Hash Size Vs Read Identity, Mosaik Or Other Ngs Mapping Tools

2

Entering edit mode

13.4 years ago

Rm 8.3k

I working on Illumina reads mapping using Mosaik. From the manuals and literature, I learnt that "hash size" plays a role in mapping efficiency to reference, as well as computational time of run.

What I learnt (correct me if Iam worng): larger hash size -->less efficient mapping and shorter the run time.

But when Iam trying to standardise the Hash size for mapping to Drosophila genome. With no mismatches allowed and complete (100%) alignment of reads to reference. I am getting way more number of reads mapped to the reference at larger (hs-17) Hash size (compared to hs-16 to hs 11) and It runs many times faster.

I am little sceptical with this observation. Does "not allowing" any mismatches increases mapping efficiency? and also does number of hash positions per seed affect? I appreciate some light on this topic.

next-gen sequencing mapping • 3.4k views

ADD COMMENT • link updated 13.4 years ago by Mrawlins ▴ 430 • written 13.4 years ago by Rm 8.3k

score 3 · Answer 1 · 2010-11-22

It seems that the number associates with hs is not the size of the hash per se, but the size of nucleotide oligomer that gets put into the hash. So hs 17 will be a smaller hash of 17-bp sequences than hs 11 (11-bp sequences). The larger sequences will result in fewer random hits, but a sequence that's too long will have enough sequencing errors to give bad matches. That's what it seems like from their description.

Disallowing mismatches increases the algorithm's speed and memory efficiency. Thus it can consider more candidates in the same amount of time. The idea behind most of these algorithms is to look for an exact match (or near-exact match) of a "seed" sequence, then extend that seed. A fixed seed size is used, which seems to be what the hs parameter refers to. If the seed is short enough that mismatches are not expected (based on the sequencer's error rate and the mutation rate of the sample NA) then disallowing seed mismatches speeds things up with no effect on quality.
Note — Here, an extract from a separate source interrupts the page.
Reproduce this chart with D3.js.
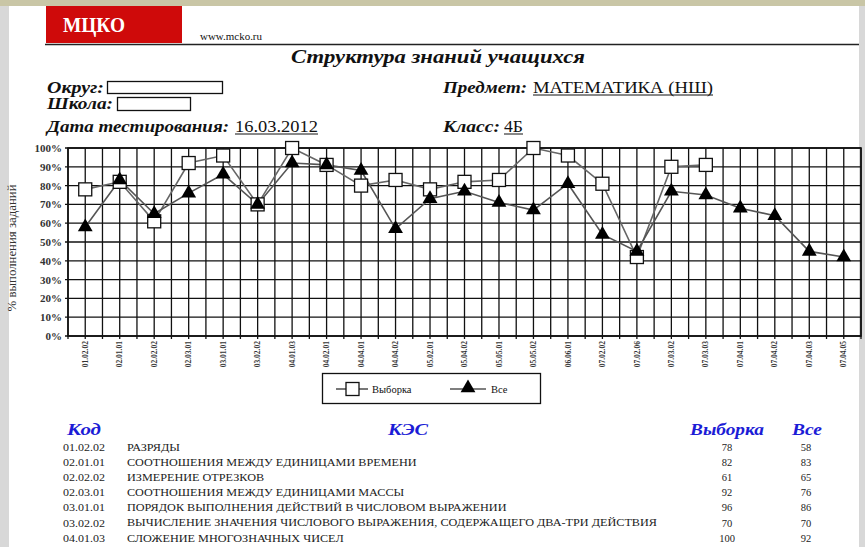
<!DOCTYPE html>
<html><head><meta charset="utf-8">
<script src="https://cdn.jsdelivr.net/npm/d3@7"></script>
<style>
html,body{margin:0;padding:0;background:#d6d6d6;}
svg{display:block;}
</style></head>
<body>
<svg id="c" width="865" height="547"></svg>
<script>
const codes = ["01.02.02","02.01.01","02.02.02","02.03.01","03.01.01","03.02.02","04.01.03","04.02.01","04.04.01","04.04.02","05.02.01","05.04.02","05.05.01","05.05.02","06.06.01","07.02.02","07.02.06","07.03.02","07.03.03","07.04.01","07.04.02","07.04.03","07.04.05"];
const sample = [78,82,61,92,96,70,100,91,80,83,78,82,83,100,96,81,42,90,91,null,null,null,null];
const allv = [58,83,65,76,86,70,92,91,88,57,73,77,71,67,81,54,45,77,75,68,64,45,42];
const yTicks = [0,10,20,30,40,50,60,70,80,90,100];
const seriesNames = ["Выборка","Все"];
const tableCodes = ["01.02.02","02.01.01","02.02.02","02.03.01","03.01.01","03.02.02","04.01.03"];
const tableKes = ["РАЗРЯДЫ","СООТНОШЕНИЯ МЕЖДУ ЕДИНИЦАМИ ВРЕМЕНИ","ИЗМЕРЕНИЕ ОТРЕЗКОВ","СООТНОШЕНИЯ МЕЖДУ ЕДИНИЦАМИ МАССЫ","ПОРЯДОК ВЫПОЛНЕНИЯ ДЕЙСТВИЙ В ЧИСЛОВОМ ВЫРАЖЕНИИ","ВЫЧИСЛЕНИЕ ЗНАЧЕНИЯ ЧИСЛОВОГО ВЫРАЖЕНИЯ, СОДЕРЖАЩЕГО ДВА-ТРИ ДЕЙСТВИЯ","СЛОЖЕНИЕ МНОГОЗНАЧНЫХ ЧИСЕЛ"];
const tableSample = [78,82,61,92,96,70,100];
const tableAll = [58,83,65,76,86,70,92];

const FF = "'Liberation Serif', 'DejaVu Serif', serif";
const svg = d3.select("#c");
// page frame
svg.append("rect").attr("x",0).attr("y",0).attr("width",865).attr("height",547).attr("fill","#d8d8d8");
svg.append("rect").attr("x",0).attr("y",0).attr("width",865).attr("height",6).attr("fill","#c9c6a6");
svg.append("rect").attr("x",9).attr("y",6).attr("width",850).attr("height",541).attr("fill","#ffffff");

function txt(sel){ return sel.append("text").style("font-family",FF); }

// header
svg.append("rect").attr("x",46).attr("y",6).attr("width",136).attr("height",37).attr("fill","#cf0a0a");
txt(svg).attr("x",63).attr("y",32).attr("fill","#fff").attr("font-weight","bold").attr("font-size",22)
  .attr("textLength",62).attr("lengthAdjust","spacingAndGlyphs").text("МЦКО");
txt(svg).attr("x",200).attr("y",40).attr("font-size",11).attr("fill","#111")
  .attr("textLength",62).attr("lengthAdjust","spacingAndGlyphs").text("www.mcko.ru");
svg.append("line").attr("x1",45).attr("x2",859).attr("y1",44.5).attr("y2",44.5).attr("stroke","#222").attr("stroke-width",1.5);

function lbl(x,y,t,w,opts={}){
  const e = txt(svg).attr("x",x).attr("y",y).attr("font-size",opts.size||15)
    .attr("font-weight",opts.weight||"bold").attr("font-style",opts.style||"italic").attr("fill",opts.fill||"#111").text(t);
  if(w) e.attr("textLength",w).attr("lengthAdjust","spacingAndGlyphs");
  if(opts.under) svg.append("line").attr("x1",x).attr("x2",x+w).attr("y1",y+2).attr("y2",y+2).attr("stroke","#111").attr("stroke-width",1);
  return e;
}
lbl(291,63,"Структура знаний учащихся",294,{size:19});
lbl(47,93,"Округ:",57,{size:16});
svg.append("rect").attr("x",107.5).attr("y",81.5).attr("width",115).attr("height",12).attr("fill","#fff").attr("stroke","#111").attr("stroke-width",1.3);
lbl(47,109,"Школа:",66,{size:16});
svg.append("rect").attr("x",117.5).attr("y",97.5).attr("width",73).attr("height",13).attr("fill","#fff").attr("stroke","#111").attr("stroke-width",1.3);
lbl(47,132,"Дата тестирования:",182,{size:16});
lbl(235,132,"16.03.2012",83,{size:16,weight:"normal",style:"normal",under:true});
lbl(443,93,"Предмет:",84,{size:16});
lbl(533,93,"МАТЕМАТИКА (НШ)",180,{size:16,weight:"normal",style:"normal",under:true});
lbl(443,132,"Класс:",57,{size:16});
lbl(504,132,"4Б",19,{size:16,weight:"normal",style:"normal",under:true});

// chart
const L=68, R=861, T=148, B=336;
const x = d3.scaleBand().domain(codes).range([L,R]).padding(0);
const bw = x.bandwidth();
const cx = c => x(c)+bw/2;
const y = d3.scaleLinear().domain([0,100]).range([B,T]);

const g = svg.append("g");
const vx = [];
codes.forEach(c=>{vx.push(x(c)); vx.push(cx(c));});
vx.push(R);
g.selectAll("line.v").data(vx).join("line").attr("class","v")
  .attr("x1",d=>d).attr("x2",d=>d).attr("y1",T).attr("y2",B+3).attr("stroke","#111").attr("stroke-width",1.3);
g.selectAll("line.h").data(yTicks).join("line").attr("class","h")
  .attr("x1",L-3).attr("x2",R).attr("y1",d=>y(d)).attr("y2",d=>y(d)).attr("stroke","#111").attr("stroke-width",1.3);
g.append("rect").attr("x",L).attr("y",T).attr("width",R-L).attr("height",B-T).attr("fill","none").attr("stroke","#111").attr("stroke-width",1.6);

// y axis labels
const ya = svg.append("g").attr("transform",`translate(${L},0)`)
  .call(d3.axisLeft(y).tickValues(yTicks).tickSize(0).tickPadding(6).tickFormat(d=>d+"%"));
ya.select(".domain").remove();
ya.selectAll("text").style("font-family",FF).attr("font-size",11).attr("font-weight","bold").attr("fill","#333");

// x axis labels
const xa = svg.append("g").attr("transform",`translate(0,${B})`)
  .call(d3.axisBottom(x).tickSize(0).tickPadding(0));
xa.select(".domain").remove();
xa.selectAll("text").style("font-family",FF).attr("font-size",7.5).attr("font-weight","bold").attr("fill","#333")
  .attr("text-anchor","end").attr("dy","0.35em")
  .attr("transform","translate(0,5) rotate(-90)");

// y title
txt(svg).attr("transform",`translate(16,${(T+B)/2+6}) rotate(-90)`).attr("text-anchor","middle")
  .attr("font-size",12).attr("fill","#333").attr("textLength",127).attr("lengthAdjust","spacingAndGlyphs").text("% выполнения заданий");

// lines
const line = d3.line().defined(d=>d.v!=null).x(d=>cx(d.c)).y(d=>y(d.v));
const sData = codes.map((c,i)=>({c,v:sample[i]}));
const aData = codes.map((c,i)=>({c,v:allv[i]}));
svg.append("path").datum(sData).attr("d",line).attr("fill","none").attr("stroke","#666").attr("stroke-width",1.6);
svg.append("path").datum(aData).attr("d",line).attr("fill","none").attr("stroke","#555").attr("stroke-width",1.6);
const sq = 13;
svg.selectAll("rect.sq").data(sData.filter(d=>d.v!=null)).join("rect").attr("class","sq")
  .attr("x",d=>cx(d.c)-sq/2).attr("y",d=>y(d.v)-sq/2).attr("width",sq).attr("height",sq)
  .attr("fill","#fff").attr("stroke","#111").attr("stroke-width",1.3);
const tri = d3.symbol().type(d3.symbolTriangle).size(95);
svg.selectAll("path.tri").data(aData).join("path").attr("class","tri")
  .attr("transform",d=>`translate(${cx(d.c)},${y(d.v)})`).attr("d",tri).attr("fill","#000");

// legend
svg.append("rect").attr("x",322.5).attr("y",373.5).attr("width",218).attr("height",30).attr("fill","#fff").attr("stroke","#111").attr("stroke-width",1.3);
svg.append("line").attr("x1",336).attr("x2",368).attr("y1",389).attr("y2",389).attr("stroke","#555").attr("stroke-width",1.6);
svg.append("rect").attr("x",346).attr("y",382.5).attr("width",sq).attr("height",sq).attr("fill","#fff").attr("stroke","#111").attr("stroke-width",1.3);
txt(svg).attr("x",372).attr("y",393).attr("font-size",10.5).attr("fill","#111").text(seriesNames[0]);
svg.append("line").attr("x1",450).attr("x2",486).attr("y1",389).attr("y2",389).attr("stroke","#555").attr("stroke-width",1.6);
svg.append("path").attr("transform","translate(468,388)").attr("d",tri).attr("fill","#000");
txt(svg).attr("x",491).attr("y",393).attr("font-size",10.5).attr("fill","#111").text(seriesNames[1]);

// table
const blue = "#1c1cd6";
lbl(67,435,"Код",34,{fill:blue,size:16});
lbl(388,435,"КЭС",40,{fill:blue,size:16});
lbl(690,435,"Выборка",74,{fill:blue,size:16});
lbl(792,435,"Все",30,{fill:blue,size:16});
const rowY = i => 451 + i*15.1;
const tg = svg.append("g");
tableCodes.forEach((c,i)=>{
  txt(tg).attr("font-size",10.5).attr("fill","#222").attr("x",63).attr("y",rowY(i)).attr("textLength",42).attr("lengthAdjust","spacingAndGlyphs").text(c);
  txt(tg).attr("font-size",11).attr("fill","#222").attr("x",127).attr("y",rowY(i)).attr("transform",`translate(127,0) scale(1.11,1) translate(-127,0)`).text(tableKes[i]);
  txt(tg).attr("font-size",10.5).attr("fill","#222").attr("x",727).attr("y",rowY(i)).attr("text-anchor","middle").text(tableSample[i]);
  txt(tg).attr("font-size",10.5).attr("fill","#222").attr("x",806).attr("y",rowY(i)).attr("text-anchor","middle").text(tableAll[i]);
});
</script>
</body></html>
In your case, I would expect a 17-bp hash size to run faster than 11-bp, as there will be fewer potential hits for any given sequence (i.e. each sequence hashed is more likely to be unique). I would also expect it to be more accurate, since fewer random matches will be tried out and the probability of false positive/negative results decreases. I expect that trend to continue until the hash size is so large that the probability of a mutation or sequencing error becomes large, at which point it will still speed up, but lose accuracy.

By way of information, the computer scientists have a definition of the term hash size that is completely different from this use of the term hash size.